Entender que la imagen es algo más que registro —destino— es la clave que abre cerrojos invisibles. Por eso Godard sostiene que la fotografía es la verdad estática, un instante donde el mundo se contrae en silencio. Por eso Kertész dice la emoción no se copia, se destila. Por eso Lange advierte que la cámara es un entrenamiento para la mirada desnuda y Cartier-Bresson traza el triángulo perfecto donde mente, ojo y corazón laten al unísono.
La fotografía impresa es un territorio de resistencia frente a la era digital. El papel sostiene y contiene la imagen. La retiene. Le da un cuerpo tangible que envejece y adquiere cicatrices. Un libro de fotografía es un atlas íntimo donde cada página es una geografía de luz y sombra. Su valor intrínseco no radica únicamente en la calidad de la toma o en el prestigio de su autor: está en su capacidad de instalarse en la conciencia como un recuerdo que, sin haberlo vivido, te pertenece.
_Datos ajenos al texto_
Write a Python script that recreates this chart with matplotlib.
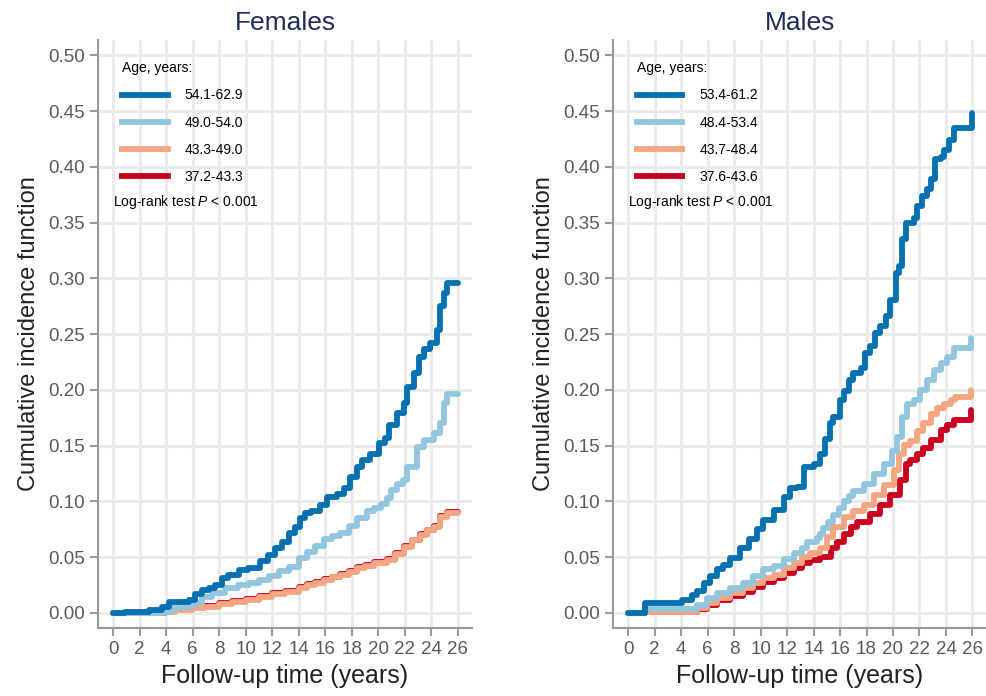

Así, ver una fotografía impresa es experimentar una temporalidad distinta: no el instante fugaz que se desliza en una pantalla, sino la permanencia de un silencio que se mira. Pero la página no pasa sola, exige un gesto deliberado, una pausa, un roce de los dedos que despierta sentidos adormecidos. El papel respira. La tinta emana un olor mínimo pero insistente. La luz, detenida en la imagen, se expande en la mente del observador como si fuera un pensamiento que, aunque no se formula, inquieta.

-Colecciones de luz-
Sonia Cunliffe aprendió a mirar antes que a fotografiar. Sus años de estudiante fueron un laboratorio de observación y reverencia: asistir a presentaciones, descubrir nuevos ángulos, otros enfoques, renovadas formas de mirar. Y escuchar a maestros brasileños y latinoamericanos desplegar su visión. Ella absorbió esas imágenes como quien respira el aire de una ciudad que aún no recorre pero que ya conoce. Con el tiempo reunió lo que parecen volúmenes, pero en realidad son constelaciones de miradas.
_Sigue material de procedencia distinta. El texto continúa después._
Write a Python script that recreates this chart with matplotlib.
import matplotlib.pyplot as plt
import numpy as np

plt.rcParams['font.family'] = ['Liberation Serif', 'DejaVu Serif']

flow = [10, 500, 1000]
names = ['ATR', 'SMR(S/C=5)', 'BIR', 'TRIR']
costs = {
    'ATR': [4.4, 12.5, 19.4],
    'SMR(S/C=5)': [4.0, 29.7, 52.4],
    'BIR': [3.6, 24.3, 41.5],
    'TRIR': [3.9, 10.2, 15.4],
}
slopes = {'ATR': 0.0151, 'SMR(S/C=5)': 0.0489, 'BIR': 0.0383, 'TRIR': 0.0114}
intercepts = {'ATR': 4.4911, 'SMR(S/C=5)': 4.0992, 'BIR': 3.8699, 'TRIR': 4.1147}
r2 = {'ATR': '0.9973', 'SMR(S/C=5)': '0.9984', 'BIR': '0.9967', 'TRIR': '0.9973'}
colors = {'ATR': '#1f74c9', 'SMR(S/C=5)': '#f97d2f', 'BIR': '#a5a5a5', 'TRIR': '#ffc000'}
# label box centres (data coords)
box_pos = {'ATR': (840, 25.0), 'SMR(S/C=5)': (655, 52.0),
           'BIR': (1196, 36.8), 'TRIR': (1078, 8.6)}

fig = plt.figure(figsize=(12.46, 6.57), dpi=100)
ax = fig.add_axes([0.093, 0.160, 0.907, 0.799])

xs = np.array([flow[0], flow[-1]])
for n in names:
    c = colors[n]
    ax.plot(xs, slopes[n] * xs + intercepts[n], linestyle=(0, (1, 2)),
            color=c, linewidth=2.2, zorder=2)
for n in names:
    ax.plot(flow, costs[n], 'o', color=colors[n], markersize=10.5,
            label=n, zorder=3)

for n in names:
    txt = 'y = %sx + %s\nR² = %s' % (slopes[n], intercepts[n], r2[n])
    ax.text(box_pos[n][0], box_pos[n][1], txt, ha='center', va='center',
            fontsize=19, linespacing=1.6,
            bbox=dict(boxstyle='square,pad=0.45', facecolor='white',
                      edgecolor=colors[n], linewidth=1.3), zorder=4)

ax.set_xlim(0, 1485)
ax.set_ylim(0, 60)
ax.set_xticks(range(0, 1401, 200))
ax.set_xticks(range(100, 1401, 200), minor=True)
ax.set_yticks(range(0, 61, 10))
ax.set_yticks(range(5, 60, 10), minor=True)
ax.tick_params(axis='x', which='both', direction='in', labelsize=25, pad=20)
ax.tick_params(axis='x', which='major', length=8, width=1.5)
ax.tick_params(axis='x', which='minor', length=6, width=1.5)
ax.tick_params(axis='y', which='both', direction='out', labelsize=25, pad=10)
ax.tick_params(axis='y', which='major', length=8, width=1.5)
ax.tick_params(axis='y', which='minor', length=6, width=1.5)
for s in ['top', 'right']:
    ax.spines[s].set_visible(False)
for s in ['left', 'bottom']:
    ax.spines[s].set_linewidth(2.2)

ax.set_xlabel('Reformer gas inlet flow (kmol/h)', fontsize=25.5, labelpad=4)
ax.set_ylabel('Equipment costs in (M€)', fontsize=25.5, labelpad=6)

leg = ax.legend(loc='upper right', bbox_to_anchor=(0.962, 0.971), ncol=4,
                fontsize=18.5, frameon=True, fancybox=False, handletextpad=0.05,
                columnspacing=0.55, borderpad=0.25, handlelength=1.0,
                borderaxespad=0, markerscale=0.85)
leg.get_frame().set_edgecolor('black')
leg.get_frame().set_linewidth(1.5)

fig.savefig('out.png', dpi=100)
Y las pone a disposición en una exposición donde los nombres son coordenadas de un mapa emocional: Tina Modotti y su militancia de la luz; Kati Horna y su obstinación por mirar donde el mundo se quiebra; Cindy Sherman y la dramaturgia de los rostros inventados; Helmut Newton y su pulso erótico; Graciela Iturbide y la ceremonia de lo cotidiano que se vuelve mito; Martín Chambi, geógrafo de la dignidad altiplánica; Francesca Woodman, que convirtió el autorretrato en una forma de desaparición. Cada uno de ellos construyó maneras de pensar la imagen.
Por eso el libro que los contiene es un oráculo que no habla, pero al hojearlo uno siente que está siendo mirado. Las fotografías, ordenadas en secuencias, generan un discurso mudo donde cada página es una pregunta y la respuesta no está siempre allí. Quizás en otro libro. Pero, con toda seguridad, en la memoria del espectador.
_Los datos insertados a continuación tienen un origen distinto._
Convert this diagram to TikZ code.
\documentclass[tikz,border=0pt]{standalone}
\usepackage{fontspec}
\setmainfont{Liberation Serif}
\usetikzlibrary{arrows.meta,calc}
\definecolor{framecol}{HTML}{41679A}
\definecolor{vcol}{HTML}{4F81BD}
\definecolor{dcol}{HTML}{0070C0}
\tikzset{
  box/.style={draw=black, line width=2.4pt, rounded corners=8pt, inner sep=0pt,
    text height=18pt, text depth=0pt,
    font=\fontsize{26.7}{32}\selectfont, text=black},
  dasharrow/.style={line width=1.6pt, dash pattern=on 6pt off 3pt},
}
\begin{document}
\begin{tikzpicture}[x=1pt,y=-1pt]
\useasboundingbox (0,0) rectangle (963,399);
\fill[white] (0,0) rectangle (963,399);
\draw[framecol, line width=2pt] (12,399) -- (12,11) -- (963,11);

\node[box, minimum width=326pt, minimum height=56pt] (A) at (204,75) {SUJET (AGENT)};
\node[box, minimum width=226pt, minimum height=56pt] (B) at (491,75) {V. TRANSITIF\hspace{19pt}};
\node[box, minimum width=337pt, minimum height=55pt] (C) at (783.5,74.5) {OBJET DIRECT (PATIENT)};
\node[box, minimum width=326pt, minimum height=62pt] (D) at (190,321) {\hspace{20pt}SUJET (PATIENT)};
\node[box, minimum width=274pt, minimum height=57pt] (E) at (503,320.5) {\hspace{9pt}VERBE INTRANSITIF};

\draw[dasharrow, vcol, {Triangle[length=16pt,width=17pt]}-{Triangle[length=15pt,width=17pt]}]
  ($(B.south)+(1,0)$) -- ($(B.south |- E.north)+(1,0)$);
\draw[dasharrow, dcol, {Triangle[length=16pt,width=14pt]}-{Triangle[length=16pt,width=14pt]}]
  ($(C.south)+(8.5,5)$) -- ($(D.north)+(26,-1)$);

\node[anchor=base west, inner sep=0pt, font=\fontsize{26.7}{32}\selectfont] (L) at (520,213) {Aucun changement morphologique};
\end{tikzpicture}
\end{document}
Hoy, en el marco del Festival MAC Foto, Cunliffe abre esa colección como si se tratara de un diario secreto. Más de dos décadas de adquisiciones, hallazgos y obsesiones se disponen sobre mesas y estantes para que otros las toquen, las huelan, las recorran. Entre los libros descansan también las icónicas imágenes de Las yeguas del apocalipsis donde Francisco Casas y Pedro Lemebel demostraron que la fotografía puede ser a la vez herida y bandera.
En un mundo que privilegia la velocidad, esta muestra es una invitación a la lentitud necesaria para mirar. Cunliffe sabe que la clave no está precisamente en acumular imágenes. Lo propio es detenerse ante ellas como quien sueña y no quiere despertar. Porque, como ella dice, “en la mirada está la clave de la fotografía”. Y en su colección esa clave no cierra nada: lo abre todo.
Librería La Rebelde.
Jirón Batalla de Junín 260, Barranco.